### TASK GOAL
Leave the pictures out and quote every line from the start of the listing to the line with "const casY = [-0.48, 5.1];", inclusive.

Source code of charts
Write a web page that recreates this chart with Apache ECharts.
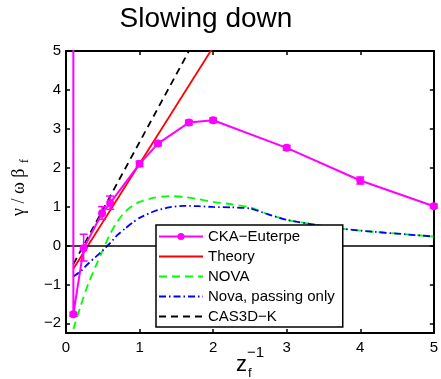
<!DOCTYPE html>
<html>
<head>
<meta charset="utf-8">
<script src="https://cdn.jsdelivr.net/npm/echarts@6/dist/echarts.min.js"></script>
<style>
  html, body { margin: 0; padding: 0; background: #fff; }
  #chart { width: 441px; height: 379px; }
</style>
</head>
<body>
<div id="chart"></div>
<script>
// CKA-Euterpe points (first point is off the top, drawn without marker)
const ckaX = [0.1, 0.1, 0.24, 0.49, 0.6, 1.0, 1.25, 1.67, 2.0, 3.0, 4.0, 5.0];
const ckaY = [12, -1.77, -0.07, 0.83, 1.09, 2.1, 2.62, 3.16, 3.22, 2.51, 1.67, 1.01];
const ckaLow = [null, -1.82, -0.4, 0.67, 0.93, 2.03, 2.56, 3.1, 3.16, 2.45, 1.58, 0.96];
const ckaHigh = [null, -1.72, 0.29, 1.0, 1.27, 2.17, 2.68, 3.22, 3.28, 2.57, 1.76, 1.06];

// Theory line and CAS3D-K
const theoryX = [0.1, 2.0];
const theoryY = [-0.6, 5.1];
const casX = [0.1, 1.7];
const casY = [-0.48, 5.1];

// NOVA curves
const novaX = [0.1, 0.2, 0.3, 0.4, 0.5, 0.6, 0.7, 0.8, 0.9, 1.0, 1.2, 1.4, 1.6, 1.8, 2.0, 2.25, 2.5, 2.75, 3.0, 3.4, 3.8, 4.2, 4.6, 5.0];
const novaY = [-2.15, -1.55, -1.0, -0.55, -0.12, 0.3, 0.62, 0.86, 1.02, 1.12, 1.23, 1.27, 1.25, 1.19, 1.12, 1.06, 0.98, 0.8, 0.66, 0.53, 0.42, 0.35, 0.29, 0.23];
const passY = [-0.8, -0.66, -0.47, -0.3, -0.13, 0.06, 0.27, 0.43, 0.58, 0.71, 0.88, 0.98, 1.02, 1.01, 0.99, 0.98, 0.95, 0.8, 0.66, 0.53, 0.42, 0.35, 0.29, 0.23];

const xTicks = [0, 1, 2, 3, 4, 5];
const yTicks = [-2, -1, 0, 1, 2, 3, 4, 5];

const FONT = 'Liberation Sans, Arial, sans-serif';
const SERIF = 'Liberation Serif, DejaVu Serif, serif';
const MAG = '#ff00ff';

const zip = (xs, ys) => xs.map((x, i) => [x, ys[i]]);
const minus = v => String(v).replace('-', '\u2212');

const ckaData = ckaX.map((x, i) => i === 0
  ? { value: [x, ckaY[i]], symbol: 'none' }
  : [x, ckaY[i]]);
const errData = ckaX.map((x, i) => [x, ckaLow[i], ckaHigh[i]]).filter(d => d[1] !== null);

const chart = echarts.init(document.getElementById('chart'));

const baseX = {
  type: 'value', min: 0, max: 5, interval: 1,
  splitLine: { show: false },
  axisLine: { show: true, onZero: false, lineStyle: { color: '#000', width: 2 } },
  axisTick: { inside: true, length: 4, lineStyle: { color: '#000', width: 1.5 } }
};
const baseY = {
  type: 'value', min: -2.25, max: 5,
  splitLine: { show: false },
  axisLine: { show: true, onZero: false, lineStyle: { color: '#000', width: 2 } },
  axisTick: { inside: true, length: 4, customValues: yTicks, lineStyle: { color: '#000', width: 1.5 } }
};

const noMark = { opacity: 0 };

chart.setOption({
  animation: false,
  grid: { left: 66, right: 4, top: 51, bottom: 46 },
  xAxis: [
    Object.assign({}, baseX, {
      position: 'bottom',
      axisLabel: { color: '#000', fontSize: 15, fontFamily: FONT, margin: 7 }
    }),
    Object.assign({}, baseX, { position: 'top', axisLabel: { show: false } })
  ],
  yAxis: [
    Object.assign({}, baseY, {
      position: 'left',
      axisLabel: { color: '#000', fontSize: 15, fontFamily: FONT, margin: 5,
        customValues: yTicks, formatter: v => minus(v) }
    }),
    Object.assign({}, baseY, { position: 'right', axisLabel: { show: false } })
  ],
  legend: {
    orient: 'vertical', left: 156, top: 225,
    data: [
      { name: 'CKA\u2212Euterpe' },
      { name: 'Theory', itemStyle: noMark },
      { name: 'NOVA', itemStyle: noMark },
      { name: 'Nova, passing only', itemStyle: noMark },
      { name: 'CAS3D\u2212K', itemStyle: noMark }
    ],
    itemWidth: 44, itemHeight: 9, itemGap: 5,
    padding: [4, 8, 3, 2],
    backgroundColor: '#fff', borderColor: '#000', borderWidth: 1.5,
    textStyle: { color: '#000', fontSize: 15, fontFamily: FONT, lineHeight: 15 },
    z: 10
  },
  graphic: [
    { type: 'text', x: 206, y: 19, z: 20,
      style: { text: 'Slowing down', font: '28px ' + FONT, fill: '#000', textAlign: 'center', textVerticalAlign: 'middle' } },
    { type: 'text', x: 19, y: 216, rotation: Math.PI / 2, z: 20,
      style: { text: '\u03b3 / \u03c9 \u03b2', font: '18px ' + SERIF, fill: '#000', textAlign: 'left', textVerticalAlign: 'middle' } },
    { type: 'text', x: 25, y: 163, rotation: Math.PI / 2, z: 20,
      style: { text: 'f', font: '12px ' + SERIF, fill: '#000', textAlign: 'left', textVerticalAlign: 'middle' } },
    { type: 'text', x: 236, y: 376, z: 20,
      style: { text: 'z', font: '22px ' + FONT, fill: '#000', textAlign: 'left', textVerticalAlign: 'bottom' } },
    { type: 'text', x: 248, y: 380, z: 20,
      style: { text: 'f', font: '13px ' + FONT, fill: '#000', textAlign: 'left', textVerticalAlign: 'bottom' } },
    { type: 'text', x: 247, y: 360, z: 20,
      style: { text: '\u22121', font: '15px ' + FONT, fill: '#000', textAlign: 'left', textVerticalAlign: 'bottom' } }
  ],
  series: [
    {
      name: 'CKA\u2212Euterpe', type: 'line', data: ckaData,
      symbol: 'circle', symbolSize: 8,
      itemStyle: { color: MAG }, lineStyle: { color: MAG, width: 2 },
      clip: true, z: 5
    },
    {
      name: 'errbars', type: 'custom', data: errData, z: 5,
      renderItem: function (params, api) {
        const x = api.value(0);
        const lo = api.coord([x, api.value(1)]);
        const hi = api.coord([x, api.value(2)]);
        const cw = 4;
        const st = { stroke: MAG, lineWidth: 1.5 };
        return {
          type: 'group', children: [
            { type: 'line', shape: { x1: lo[0], y1: lo[1], x2: hi[0], y2: hi[1] }, style: st },
            { type: 'line', shape: { x1: lo[0] - cw, y1: lo[1], x2: lo[0] + cw, y2: lo[1] }, style: st },
            { type: 'line', shape: { x1: hi[0] - cw, y1: hi[1], x2: hi[0] + cw, y2: hi[1] }, style: st }
          ]
        };
      }
    },
    {
      name: 'Theory', type: 'line', data: zip(theoryX, theoryY),
      symbol: 'none', lineStyle: { color: '#ff0000', width: 1.8 }, itemStyle: { color: '#ff0000' },
      clip: true, z: 4,
      markLine: {
        silent: true, symbol: 'none', label: { show: false },
        lineStyle: { color: '#000', width: 1.5, type: 'solid' },
        data: [{ yAxis: 0 }]
      }
    },
    {
      name: 'NOVA', type: 'line', data: zip(novaX, novaY), smooth: 0.2,
      symbol: 'none', lineStyle: { color: '#00ff00', width: 1.8, type: [8, 5] }, itemStyle: { color: '#00ff00' },
      clip: true, z: 3
    },
    {
      name: 'Nova, passing only', type: 'line', data: zip(novaX, passY), smooth: 0.2,
      symbol: 'none', lineStyle: { color: '#0000ff', width: 1.8, type: [7, 3, 1.5, 3] }, itemStyle: { color: '#0000ff' },
      clip: true, z: 3
    },
    {
      name: 'CAS3D\u2212K', type: 'line', data: zip(casX, casY),
      symbol: 'none', lineStyle: { color: '#000', width: 1.8, type: [7, 5] }, itemStyle: { color: '#000' },
      clip: true, z: 3
    }
  ]
});
</script>
</body>
</html>
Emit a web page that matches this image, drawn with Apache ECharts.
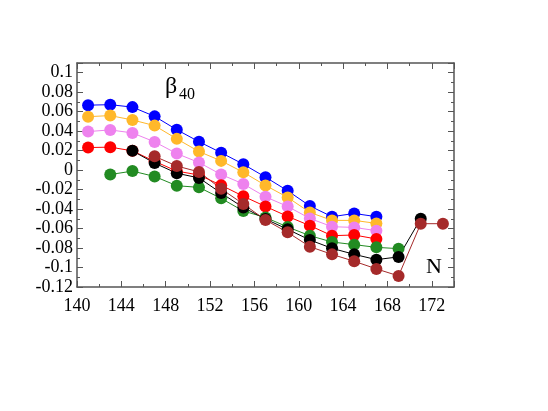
<!DOCTYPE html>
<html>
<head>
<meta charset="utf-8">
<script src="https://cdn.jsdelivr.net/npm/echarts@6/dist/echarts.min.js"></script>
<style>html,body{margin:0;padding:0;background:#fff;}#c{width:548px;height:411px;}</style>
</head>
<body>
<div id="c"></div>
<script>
// Neutron number N (x) and beta_40 values per series
const nBlue   = [141, 143, 145, 147, 149, 151, 153, 155, 157, 159, 161, 163, 165, 167];
const vBlue   = [0.0667, 0.0672, 0.0647, 0.0552, 0.0415, 0.0292, 0.0179, 0.0061, -0.0072, -0.0212, -0.0368, -0.0478, -0.0445, -0.0478];
const nOrange = [141, 143, 145, 147, 149, 151, 153, 155, 157, 159, 161, 163, 165, 167];
const vOrange = [0.0549, 0.0560, 0.0515, 0.0457, 0.0321, 0.0191, 0.0095, -0.0022, -0.0157, -0.0280, -0.0434, -0.0516, -0.0516, -0.0547];
const nViolet = [141, 143, 145, 147, 149, 151, 153, 155, 157, 159, 161, 163, 165, 167];
const vViolet = [0.0396, 0.0413, 0.0382, 0.0290, 0.0170, 0.0078, -0.0045, -0.0142, -0.0274, -0.0373, -0.0496, -0.0581, -0.0588, -0.0622];
const nRed    = [141, 143, 145, 147, 149, 151, 153, 155, 157, 159, 161, 163, 165, 167];
const vRed    = [0.0232, 0.0236, 0.0198, 0.0090, -0.0010, -0.0050, -0.0155, -0.0268, -0.0373, -0.0475, -0.0570, -0.0673, -0.0666, -0.0707];
const nGreen  = [143, 145, 147, 149, 151, 153, 155, 157, 159, 161, 163, 165, 167, 169];
const vGreen  = [-0.0045, -0.0010, -0.0065, -0.0160, -0.0177, -0.0290, -0.0420, -0.0486, -0.0584, -0.0673, -0.0738, -0.0765, -0.0793, -0.0806];
const nBlack  = [145, 147, 149, 151, 153, 155, 157, 159, 161, 163, 165, 167, 169, 171];
const vBlack  = [0.0198, 0.0072, -0.0032, -0.0080, -0.0236, -0.0383, -0.0502, -0.0608, -0.0717, -0.0803, -0.0865, -0.0919, -0.0891, -0.0499];
const nBrown  = [147, 149, 151, 153, 155, 157, 159, 161, 163, 165, 167, 169, 171, 173];
const vBrown  = [0.0142, 0.0042, -0.0018, -0.0192, -0.0348, -0.0512, -0.0639, -0.0786, -0.0865, -0.0936, -0.1014, -0.1086, -0.0550, -0.0550];

const xTicks = [140, 144, 148, 152, 156, 160, 164, 168, 172];
const yTicks = [-0.12, -0.1, -0.08, -0.06, -0.04, -0.02, 0, 0.02, 0.04, 0.06, 0.08, 0.1];

const seriesDefs = [
  {name: 'blue',   n: nBlue,   v: vBlue,   color: '#0000ff'},
  {name: 'orange', n: nOrange, v: vOrange, color: '#ffb82a'},
  {name: 'violet', n: nViolet, v: vViolet, color: '#ee82ee'},
  {name: 'red',    n: nRed,    v: vRed,    color: '#ff0000'},
  {name: 'green',  n: nGreen,  v: vGreen,  color: '#228b22'},
  {name: 'black',  n: nBlack,  v: vBlack,  color: '#000000'},
  {name: 'brown',  n: nBrown,  v: vBrown,  color: '#a52a2a'}
];

const axisColor = '#555';
const font = 'Liberation Serif';

function fmtY(v) {
  const r = Math.round(v * 100) / 100;
  if (!yTicks.some(t => Math.abs(t - r) < 1e-9)) return '';
  return String(parseFloat(r.toFixed(2)));
}
function fmtX(v) {
  return xTicks.indexOf(Math.round(v)) >= 0 ? String(Math.round(v)) : '';
}

const baseX = {
  type: 'value', min: 140, max: 174, interval: 4,
  axisLine: {show: true, onZero: false, lineStyle: {color: axisColor, width: 1.5}},
  axisTick: {show: true, inside: true, length: 6, lineStyle: {color: axisColor, width: 1}},
  minorTick: {show: true, splitNumber: 2, length: 3, lineStyle: {color: axisColor, width: 1}},
  splitLine: {show: false}, minorSplitLine: {show: false}
};
const baseY = {
  type: 'value', min: -0.12, max: 0.11, interval: 0.02,
  axisLine: {show: true, onZero: false, lineStyle: {color: axisColor, width: 1.5}},
  axisTick: {show: true, inside: true, length: 6, lineStyle: {color: axisColor, width: 1}},
  minorTick: {show: true, splitNumber: 2, length: 3, lineStyle: {color: axisColor, width: 1}},
  splitLine: {show: false}, minorSplitLine: {show: false}
};

const chart = echarts.init(document.getElementById('c'), null, {renderer: 'canvas'});
chart.setOption({
  animation: false,
  backgroundColor: '#fff',
  grid: {left: 77, right: 94, top: 63, bottom: 124, containLabel: false},
  xAxis: [
    Object.assign({}, baseX, {position: 'bottom',
      axisLabel: {show: true, margin: 10, fontFamily: font, fontSize: 18, color: '#000', formatter: fmtX, showMaxLabel: false}}),
    Object.assign({}, baseX, {position: 'top', axisLabel: {show: false}})
  ],
  yAxis: [
    Object.assign({}, baseY, {position: 'left',
      axisLabel: {show: true, margin: 4, fontFamily: font, fontSize: 18, color: '#000', formatter: fmtY, showMaxLabel: false}}),
    Object.assign({}, baseY, {position: 'right', axisLabel: {show: false}})
  ],
  series: seriesDefs.map(s => ({
    name: s.name, type: 'line',
    data: s.n.map((n, i) => [n, s.v[i]]),
    symbol: 'circle', symbolSize: 12,
    itemStyle: {color: s.color},
    lineStyle: {color: s.color, width: 1},
    emphasis: {disabled: true}
  })),
  graphic: [
    {type: 'text', left: 165, top: 75, style: {text: 'β', fontFamily: font, fontSize: 24, fill: '#000'}},
    {type: 'text', left: 179, top: 87, style: {text: '40', fontFamily: font, fontSize: 16, fill: '#000'}},
    {type: 'text', left: 426, top: 256, style: {text: 'N', fontFamily: font, fontSize: 22, fill: '#000'}}
  ]
});
</script>
</body>
</html>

### ANSWER TO THE TASK
Write a web page that recreates this chart with Apache ECharts.
<!DOCTYPE html>
<html>
<head>
<meta charset="utf-8">
<script src="https://cdn.jsdelivr.net/npm/echarts@6/dist/echarts.min.js"></script>
<style>
  html, body { margin: 0; padding: 0; background: #fff; }
  #chart { width: 441px; height: 379px; }
</style>
</head>
<body>
<div id="chart"></div>
<script>
// CKA-Euterpe points (first point is off the top, drawn without marker)
const ckaX = [0.1, 0.1, 0.24, 0.49, 0.6, 1.0, 1.25, 1.67, 2.0, 3.0, 4.0, 5.0];
const ckaY = [12, -1.77, -0.07, 0.83, 1.09, 2.1, 2.62, 3.16, 3.22, 2.51, 1.67, 1.01];
const ckaLow = [null, -1.82, -0.4, 0.67, 0.93, 2.03, 2.56, 3.1, 3.16, 2.45, 1.58, 0.96];
const ckaHigh = [null, -1.72, 0.29, 1.0, 1.27, 2.17, 2.68, 3.22, 3.28, 2.57, 1.76, 1.06];

// Theory line and CAS3D-K
const theoryX = [0.1, 2.0];
const theoryY = [-0.6, 5.1];
const casX = [0.1, 1.7];
const casY = [-0.48, 5.1];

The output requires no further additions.